**Cuando Dios llama sin avisar**
Ocurrió en febrero, en una de esas noches largas en las que el invierno parece alargar la oscuridad solo para probar nuestra resistencia. Mi marido estaba de turno de noche, y yo me quedé sola con nuestro hijo Dani, de dos años, en el piso que alquilábamos en las afueras de Burgos. Intentaba, como siempre, dormirlo, pero sin éxito. El niño se revolvía, lloriqueaba, y al final, rendida, decidí dejarle jugar un rato más mientras yo iba a la cocina a prepararme un té.
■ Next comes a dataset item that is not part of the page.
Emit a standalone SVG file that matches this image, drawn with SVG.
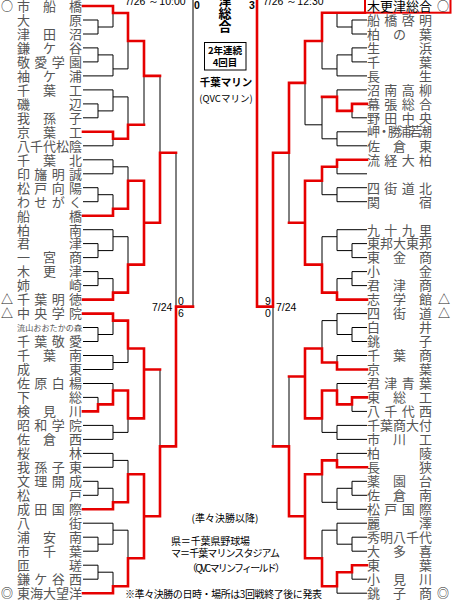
<svg xmlns="http://www.w3.org/2000/svg" width="452" height="602" viewBox="0 0 452 602">
<style>
.n{font-family:"Noto Sans CJK JP","Noto Sans CJK SC",sans-serif;font-size:13px;fill:#555}
.s{font-size:8.1px}
.m{font-family:"Noto Sans CJK JP",sans-serif;font-size:12px;fill:#222}
.c{font-family:"Noto Sans CJK JP",sans-serif;fill:#000;text-anchor:middle}
.d{font-family:"Liberation Sans",Arial,sans-serif;font-size:10.5px;fill:#000}
.k{fill:none;stroke:#000;stroke-width:1}
.r{fill:none;stroke:#e60000;stroke-width:2.6;stroke-linejoin:miter;stroke-linecap:square}
</style>
<rect width="452" height="602" fill="#fff"/>

<g id="header">
<text class="d" x="125" y="4.5">7/26 ～10:00</text>
<text class="d" x="263" y="4.5">7/26 ～12:30</text>
<text class="c" x="225" y="4.5" font-size="13" font-weight="bold">津</text>
<text class="c" x="225" y="18" font-size="13" font-weight="bold">総</text>
<text class="c" x="225" y="31" font-size="13" font-weight="bold">合</text>
<text class="d" x="194" y="9" font-weight="bold" font-size="10">0</text>
<text class="d" x="249" y="9" font-weight="bold" font-size="10">3</text>
<rect x="204.5" y="42.5" width="41.5" height="27.5" fill="none" stroke="#000" stroke-width="1"/>
<text class="c" x="225" y="53.5" font-size="9.5" font-weight="bold">2年連続</text>
<text class="c" x="225" y="66" font-size="9.5" font-weight="bold">4回目</text>
<text class="c" x="226" y="85.5" font-size="10.5" font-weight="bold">千葉マリン</text>
<text class="c" x="226" y="102" font-size="9.5">(QVCマリン)</text>
<text class="d" x="152" y="310.5" font-size="10">7/24</text>
<text class="d" x="178" y="305" font-size="10">0</text>
<text class="d" x="178" y="317" font-size="10">6</text>
<text class="d" x="265" y="305" font-size="10">9</text>
<text class="d" x="265" y="317" font-size="10">0</text>
<text class="d" x="276" y="310.5" font-size="10">7/24</text>
</g>

<g id="notes">
<text class="c" x="225" y="521.5" font-size="10">(準々決勝以降)</text>
<text class="c" x="171" y="544.5" font-size="10" style="text-anchor:start" textLength="79">県＝千葉県野球場</text>
<text class="c" x="171" y="556.5" font-size="10" style="text-anchor:start" textLength="109">マ＝千葉マリンスタジアム</text>
<text class="c" x="187" y="572" font-size="10" style="text-anchor:start" textLength="98">（QVCマリンフィールド）</text>
<text class="c" x="125" y="598" font-size="10" style="text-anchor:start" textLength="197">※準々決勝の日時・場所は3回戦終了後に発表</text>
</g>

<g id="connectors">
<path class="k" d="
M83,20H98V34H83 M98,27H113 M83,6H113V27 M113,13H128
M83,47.9H98V61.9H83 M98,54.9H113 M113,54.9V75.9H83 M113,68.9H128
M128,13V68.9 M128,41H144
M83,89.9H113V110.9 M83,103.9H98V117.8H83 M98,110.9H113 M113,96.9H128
M83,131.8H113V145.8H83 M113,138.8H128
M128,96.9V138.8 M128,124.8H144
M144,41V124.8 M144,75.9H160
M83,159.8H113V173.8H83 M113,166.8H128
M83,187.7H98V201.7H83 M98,194.7H113 M113,194.7V215.7H83 M113,208.7H128
M128,166.8V208.7 M128,180.7H144
M83,229.7H113V250.6 M83,243.6H98V257.6H83 M98,250.6H113 M113,236.7H128
M83,271.6H98V285.6H83 M98,278.6H113 M113,278.6V299.6H83 M113,292.6H128
M128,236.7V292.6 M128,264.6H144
M144,180.7V264.6 M144,222.7H160
M160,75.9V222.7 M160,152.8H176
M83,313.6H113V334.5 M83,327.5H98V341.5H83 M98,334.5H113 M113,320.6H128
M83,355.5H113V369.5H83 M113,362.5H128
M128,320.6V362.5 M128,348.5H144
M83,383.5H113V404.4 M83,397.4H98V411.4H83 M98,404.4H113 M113,390.5H128
M83,425.4H113V439.4H83 M113,432.4H128
M128,390.5V432.4 M128,418.4H144
M144,348.5V418.4 M144,369.5H160
M83,453.4H113V467.3H83 M113,460.4H128
M83,481.3H98V495.3H83 M98,488.3H113 M113,488.3V509.3H83 M113,502.3H128
M128,460.4V502.3 M128,474.3H144
M83,523.2H113V544.2 M83,537.2H98V551.2H83 M98,544.2H113 M113,530.2H128
M83,565.2H98V579.2H83 M98,572.2H113 M113,572.2V593.2H83 M113,586.2H128
M128,530.2V586.2 M128,558.2H144
M144,474.3V558.2 M144,516.3H160
M160,369.5V516.3 M160,446.4H176
M176,152.8V446.4 M176,306.6H193 M193,306.6V-5
M367,20H352V34H367 M352,27H337 M337,12.7V27
M367,47.9H352V61.9H367 M352,54.9H337 M337,54.9V75.9H367 M337,68.9H322
M322,12.7V68.9 M322,41H305
M367,89.9H337V110.9 M367,103.9H352V117.8H367 M352,110.9H337 M337,96.9H322
M367,131.8H337V145.8H367 M337,138.8H322
M322,96.9V138.8 M322,124.8H305
M305,41V124.8 M305,82.9H289
M367,159.8H337V173.8H367 M337,166.8H322
M367,187.7H337V201.7H367 M337,194.7H322
M322,166.8V194.7 M322,180.7H305
M367,229.7H337V250.6 M367,243.6H352V257.6H367 M352,250.6H337 M337,236.7H322
M367,271.6H352V285.6H367 M352,278.6H337 M337,278.6V299.6H367 M337,292.6H322
M322,236.7V292.6 M322,264.6H305
M305,180.7V264.6 M305,222.7H289
M289,82.9V222.7 M289,152.8H273
M367,313.6H337V334.5 M367,327.5H352V341.5H367 M352,334.5H337 M337,320.6H322
M367,355.5H337V369.5H367 M337,362.5H322
M322,320.6V362.5 M322,348.5H305
M367,383.5H337V404.4 M367,397.4H352V411.4H367 M352,404.4H337 M337,390.5H322
M367,425.4H337V439.4H367 M337,432.4H322
M322,390.5V432.4 M322,418.4H305
M305,348.5V418.4 M305,376.5H289
M367,453.4H337V467.3H367 M337,460.4H322
M367,481.3H352V495.3H367 M352,488.3H337 M337,488.3V509.3H367 M337,502.3H322
M322,460.4V502.3 M322,474.3H305
M367,523.2H337V544.2 M367,537.2H352V551.2H367 M352,544.2H337 M337,530.2H322
M367,565.2H352V579.2H367 M352,572.2H337 M337,572.2V593.2H367 M337,586.2H322
M322,530.2V586.2 M322,558.2H305
M305,474.3V558.2 M305,516.3H289
M289,376.5V516.3 M289,446.4H273
M273,152.8V446.4 M273,306.6H257"/>
<path class="r" d="
M83,6H113V13H128V41H144V75.9H160
M83,131.8H113V138.8H128V124.8H144
M83,215.7H113V208.7H128V180.7H144V222.7
M83,299.6H113V292.6H128V264.6H144V222.7H160V152.8H176
M83,313.6H113V320.6H128V348.5H144V369.5H160
M83,411.4H98V404.4H113V390.5H128V418.4H144V369.5
M83,509.3H113V502.3H128V474.3H144V516.3
M83,593.2H113V586.2H128V558.2H144V516.3H160V446.4H176V306.6H193
M365,12.7H322V41H305V82.9H289V152.8H273V306.6H257V-5
M367,103.9H352V110.9H337V96.9H322
M367,159.8H337V166.8H322V180.7H305V222.7H289
M367,299.6H337V292.6H322V264.6H305V222.7
M367,369.5H337V362.5H322V348.5H305V376.5H289
M367,397.4H352V404.4H337V390.5H322V418.4H305V376.5
M367,467.3H337V460.4H322V474.3H305V516.3
M367,565.2H352V572.2H337V586.2H322V558.2H305V516.3H289V446.4H273"/>
</g>

<g id="L01"><text class="m" x="1" y="10.5">○</text><text class="n" x="17" y="10.8" textLength="65">市船橋</text></g>
<g id="L02"><text class="n" x="17" y="24.8" textLength="65">大原</text></g>
<g id="L03"><text class="n" x="17" y="38.8" textLength="65">津田沼</text></g>
<g id="L04"><text class="n" x="17" y="52.7" textLength="65">鎌ケ谷</text></g>
<g id="L05"><text class="n" x="17" y="66.7" textLength="65">敬愛学園</text></g>
<g id="L06"><text class="n" x="17" y="80.7" textLength="65">袖ケ浦</text></g>
<g id="L07"><text class="n" x="17" y="94.7" textLength="65">千葉工</text></g>
<g id="L08"><text class="n" x="17" y="108.7" textLength="65">磯辺</text></g>
<g id="L09"><text class="n" x="17" y="122.6" textLength="65">我孫子</text></g>
<g id="L10"><text class="n" x="17" y="136.6" textLength="65">京葉工</text></g>
<g id="L11"><text class="n" x="17" y="150.6" textLength="65">八千代松陰</text></g>
<g id="L12"><text class="n" x="17" y="164.6" textLength="65">千葉北</text></g>
<g id="L13"><text class="n" x="17" y="178.6" textLength="65">印旛明誠</text></g>
<g id="L14"><text class="n" x="17" y="192.5" textLength="65">松戸向陽</text></g>
<g id="L15"><text class="n" x="17" y="206.5" textLength="65">わせがく</text></g>
<g id="L16"><text class="n" x="17" y="220.5" textLength="65">船橋</text></g>
<g id="L17"><text class="n" x="17" y="234.5" textLength="65">柏南</text></g>
<g id="L18"><text class="n" x="17" y="248.4" textLength="65">君津</text></g>
<g id="L19"><text class="n" x="17" y="262.4" textLength="65">一宮商</text></g>
<g id="L20"><text class="n" x="17" y="276.4" textLength="65">木更津</text></g>
<g id="L21"><text class="n" x="17" y="290.4" textLength="65">姉崎</text></g>
<g id="L22"><text class="m" x="1" y="304">△</text><text class="n" x="17" y="304.4" textLength="65">千葉明徳</text></g>
<g id="L23"><text class="m" x="1" y="318">△</text><text class="n" x="17" y="318.4" textLength="65">中央学院</text></g>
<g id="L24"><text class="n s" x="17" y="330.5" textLength="65">流山おおたかの森</text></g>
<g id="L25"><text class="n" x="17" y="346.3" textLength="65">千葉敬愛</text></g>
<g id="L26"><text class="n" x="17" y="360.3" textLength="65">千葉南</text></g>
<g id="L27"><text class="n" x="17" y="374.3" textLength="65">成東</text></g>
<g id="L28"><text class="n" x="17" y="388.3" textLength="65">佐原白楊</text></g>
<g id="L29"><text class="n" x="17" y="402.2" textLength="65">下総</text></g>
<g id="L30"><text class="n" x="17" y="416.2" textLength="65">検見川</text></g>
<g id="L31"><text class="n" x="17" y="430.2" textLength="65">昭和学院</text></g>
<g id="L32"><text class="n" x="17" y="444.2" textLength="65">佐倉西</text></g>
<g id="L33"><text class="n" x="17" y="458.2" textLength="65">桜林</text></g>
<g id="L34"><text class="n" x="17" y="472.1" textLength="65">我孫子東</text></g>
<g id="L35"><text class="n" x="17" y="486.1" textLength="65">文理開成</text></g>
<g id="L36"><text class="n" x="17" y="500.1" textLength="65">松戸</text></g>
<g id="L37"><text class="n" x="17" y="514.1" textLength="65">成田国際</text></g>
<g id="L38"><text class="n" x="17" y="528" textLength="65">八街</text></g>
<g id="L39"><text class="n" x="17" y="542" textLength="65">浦安南</text></g>
<g id="L40"><text class="n" x="17" y="556" textLength="65">市千葉</text></g>
<g id="L41"><text class="n" x="17" y="570" textLength="65">匝瑳</text></g>
<g id="L42"><text class="n" x="17" y="584" textLength="65">鎌ケ谷西</text></g>
<g id="L43"><text class="m" x="1" y="597.7">◎</text><text class="n" x="17" y="598" textLength="65">東海大望洋</text></g>

<g id="R01"><rect x="365" y="-1.5" width="85.5" height="14.2" fill="#fff" stroke="#e60000" stroke-width="2"/><text class="n" x="367" y="10.8" textLength="65" style="fill:#000">木更津総合</text><text class="m" x="437" y="10.5">○</text></g>
<g id="R02"><text class="n" x="367" y="24.8" textLength="65">船橋啓明</text></g>
<g id="R03"><text class="n" x="367" y="38.8" textLength="65">柏の葉</text></g>
<g id="R04"><text class="n" x="367" y="52.7" textLength="65">生浜</text></g>
<g id="R05"><text class="n" x="367" y="66.7" textLength="65">千葉</text></g>
<g id="R06"><text class="n" x="367" y="80.7" textLength="65">長生</text></g>
<g id="R07"><text class="n" x="367" y="94.7" textLength="65">沼南高柳</text></g>
<g id="R08"><text class="n" x="367" y="108.7" textLength="65">幕張総合</text></g>
<g id="R09"><text class="n" x="367" y="122.6" textLength="65">野田中央</text></g>
<g id="R10"><text class="n" x="367" y="135.8" textLength="65" font-size="11">岬・勝浦若潮</text></g>
<g id="R11"><text class="n" x="367" y="150.6" textLength="65">佐倉東</text></g>
<g id="R12"><text class="n" x="367" y="164.6" textLength="65">流経大柏</text></g>
<g id="R14"><text class="n" x="367" y="192.5" textLength="65">四街道北</text></g>
<g id="R15"><text class="n" x="367" y="206.5" textLength="65">関宿</text></g>
<g id="R17"><text class="n" x="367" y="234.5" textLength="65">九十九里</text></g>
<g id="R18"><text class="n" x="367" y="248.4" textLength="65">東邦大東邦</text></g>
<g id="R19"><text class="n" x="367" y="262.4" textLength="65">東金商</text></g>
<g id="R20"><text class="n" x="367" y="276.4" textLength="65">小金</text></g>
<g id="R21"><text class="n" x="367" y="290.4" textLength="65">君津商</text></g>
<g id="R22"><text class="n" x="367" y="304.4" textLength="65">志学館</text><text class="m" x="438" y="304">△</text></g>
<g id="R23"><text class="n" x="367" y="318.4" textLength="65">四街道</text><text class="m" x="438" y="318">△</text></g>
<g id="R24"><text class="n" x="367" y="332.3" textLength="65">白井</text></g>
<g id="R25"><text class="n" x="367" y="346.3" textLength="65">銚子</text></g>
<g id="R26"><text class="n" x="367" y="360.3" textLength="65">千葉商</text></g>
<g id="R27"><text class="n" x="367" y="374.3" textLength="65">京葉</text></g>
<g id="R28"><text class="n" x="367" y="388.3" textLength="65">君津青葉</text></g>
<g id="R29"><text class="n" x="367" y="402.2" textLength="65">東総工</text></g>
<g id="R30"><text class="n" x="367" y="416.2" textLength="65">八千代西</text></g>
<g id="R31"><text class="n" x="367" y="430.2" textLength="65">千葉商大付</text></g>
<g id="R32"><text class="n" x="367" y="444.2" textLength="65">市川工</text></g>
<g id="R33"><text class="n" x="367" y="458.2" textLength="65">柏陵</text></g>
<g id="R34"><text class="n" x="367" y="472.1" textLength="65">長狭</text></g>
<g id="R35"><text class="n" x="367" y="486.1" textLength="65">薬園台</text></g>
<g id="R36"><text class="n" x="367" y="500.1" textLength="65">佐倉南</text></g>
<g id="R37"><text class="n" x="367" y="514.1" textLength="65">松戸国際</text></g>
<g id="R38"><text class="n" x="367" y="528" textLength="65">麗澤</text></g>
<g id="R39"><text class="n" x="367" y="542" textLength="65">秀明八千代</text></g>
<g id="R40"><text class="n" x="367" y="556" textLength="65">大多喜</text></g>
<g id="R41"><text class="n" x="367" y="570" textLength="65">東葉</text></g>
<g id="R42"><text class="n" x="367" y="584" textLength="65">小見川</text></g>
<g id="R43"><text class="n" x="367" y="598" textLength="65">銚子商</text><text class="m" x="437" y="597.7">◎</text></g>
</svg>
No había tocado siquiera la taza cuando, desde la habitación, un grito agudo y una tos seca me helaron la sangre. Corrí como una loca y lo encontré en medio de la habitación, llorando a moco tendido, ahogándose entre toses.
—¿Dónde te duele? Dani, ¿qué te pasa? —Me arrodillé frente a él, agarrando sus hombros, buscando alguna señal mientras el pánico me invadía.
Solo tosía y lloraba, hasta que entendí: había tragado algo. Intenté abrirle la boca, pero él, aterrorizado, la apretaba con fuerza, negándose a soltarla. Yo tenía solo veinte años. Una chica que hasta hace poco no sabía ni freír un huevo. Y ahora, mi hijo se me moría en los brazos. Su carita empezaba a ponerse azul. Corrí al teléfono. Mis dedos temblaban como hojas al marcar el 112. Silencio. Ni tono, ni voz. Nada. Lo intenté una y otra vez, pero el aparato permaneció mudo.
No teníamos móviles. Éramos jóvenes, recién casados, viviendo al día en ese piso minúsculo. Abracé a Dani y rompí a llorar, sintiendo que el mundo se me venía encima. Lo único que salió de mí fue un grito desesperado: «¡Dios, por favor, ayúdame!». No sabía rezar, no conocía las palabras, pero en ese momento hablé con Él como si fuera mi padre. Supliqué. Rogué.
Y entonces… sonó el timbre.
Corrí a abrir, aunque sabía que mi marido no podía ser. En la puerta había un hombre desconocido, de unos treinta y cinco años, alto, con mirada cansada pero amable.
—Buenas no— comenzó, pero al verme la cara, se calló. —¿Qué pasa?
No sé por qué, pero le conté todo en medio del llanto. No necesitó más. Sin decir nada, entró, se agachó frente a Dani y, con una calma que me dejó sin aliento, le habló en voz baja. Milagrosamente, el niño se calmó. Unos segundos después, el hombre me mostró una pequeña cuenta negra en su palma.
—Esto es lo que le impedía respirar —dijo con serenidad—. La había tragado, pero no llegó muy adentro. Menos mal que estaba cerca.
Entonces lo recordé: había roto un collar unos días antes. Creí haber recogido todas las cuentas… pero una, la más pequeña, se me escapó.
Se llamaba Alejandro. Era pediatra. Volvía del hospital cuando su coche se paró justo frente a nuestro portal. Sin saber qué hacer, decidió pedir un teléfono —no había portero automático— y llamó a la primera puerta. A la nuestra.
Más tarde supimos que toda la línea telefónica del edificio había fallado por una avería. Pero lo más extraño fue que, después de tomar el té que le insistí en ofrecerle, Alejandro salió al patio… y su coche arrancó al primer intento, como si nada hubiera pasado.
Desde entonces, me pregunto: ¿fue casualidad? ¿O algo más?
Ahora voy a la iglesia. Enciendo una vela por la salud de Alejandro. Y cuando veo a Dani, ya mayor, sonriéndome desde las fotos del colegio, sé una cosa: Dios escucha. A veces, incluso sin que hablemos.